Adele, 19 (Columbia)
The UK has been embarrassing the US in terms of soulfulness lately. While our fellow countrymen have been too concerned about fashioning Penthouse Forum letters as their pitiful attempts at classic soul, Brits have been sending out something so close to real that, why not, let’s just admit the music revolution is over and they won it this time. I suppose the trend began with the talented and (presumably) doomed Amy Winehouse and Lily Allen, but has been properly championed by Duffy and now Adele. Adele is the dark horse but, among the pack, seems to lead the way in strict terms of getting deep into that space where the voice wraps around the music and takes you in.

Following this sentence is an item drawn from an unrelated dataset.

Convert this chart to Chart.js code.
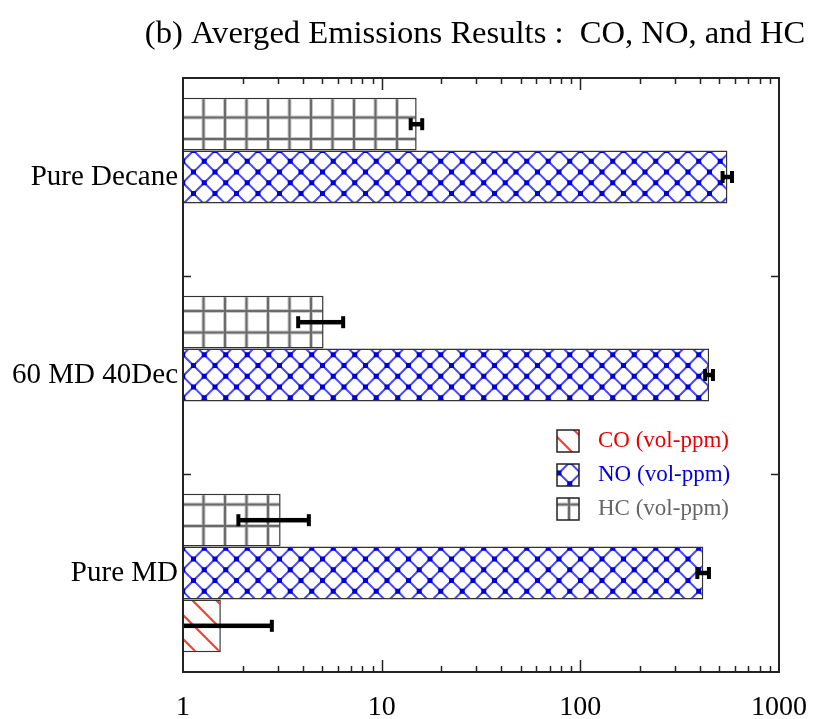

Oh, and as the title of the album indicates, the songs were written by her at that tender age of 19. How she pulled off the depth of songs like “Chasing Pavements” and “Hometown Glory” while peers of twice her age are barely able to keep their hands out of their trousers baffles me. I first heard her on NPR’s Weekend Edition where they ran an interview. I had, at first, mistaken her for another single-named Brit, Estelle, whose single “American Boy” irritates me to no end. Upon hearing Adele’s songs I had to suddenly rescind my negativity. Knowing now that they’re two different people, it’s game on.
Another point worth mentioning: the album has been out almost a year. Makes me a little angry that I let it escape my attention this long, so consider this write-up as my grateful penance. As a longtime fan of classic soul from Stax and Motown, as well as the entirety of the Al Green canon, I’m super happy that the genre is coming back in such a big, beautiful and mature way. Pay attention, Americans. The gauntlet has been thrown down by our Eastern neighbors and it’s time to leave the club behind and get back to the real thing.
Steven Wilson, Insurgentes (Tonefloat)
No, I haven’t heard it yet, but I’m always excited about new music from the Porcupine Tree/Blackfield/No-Man/Bass Communion leader. This being his first official solo album of new material, it promises to meld his love of classic rock forms with the eccentricities of his dabblings in extreme metal, ambient and drone. Due for release in February, Wilson is prepping an early limited deluxe version in a hardbound book (a’la Radiohead and Nine Inch Nails) through the site insurgentes.org. Looks like I know how I’m spending my birthday money this November.
Marillion, Happiness Is the Road (Intact)
Not to be outdone, longtime neo-prog superheroes Marillion release their latest Happiness Is the Road in late October. It is not one but two albums combined: Essence and The Hard Shoulder. Each volume will be sold as separate editions or you can get both in a double hardbound book, slipcased edition through www.marillion.com. For packaging nerds, it promises to be the gold standard and judging from the clips I’ve heard of the new songs, it sounds like a big winner. I’m excited and have been ever since I pre-ordered it last December. And you thought I didn’t actually like anything, did you?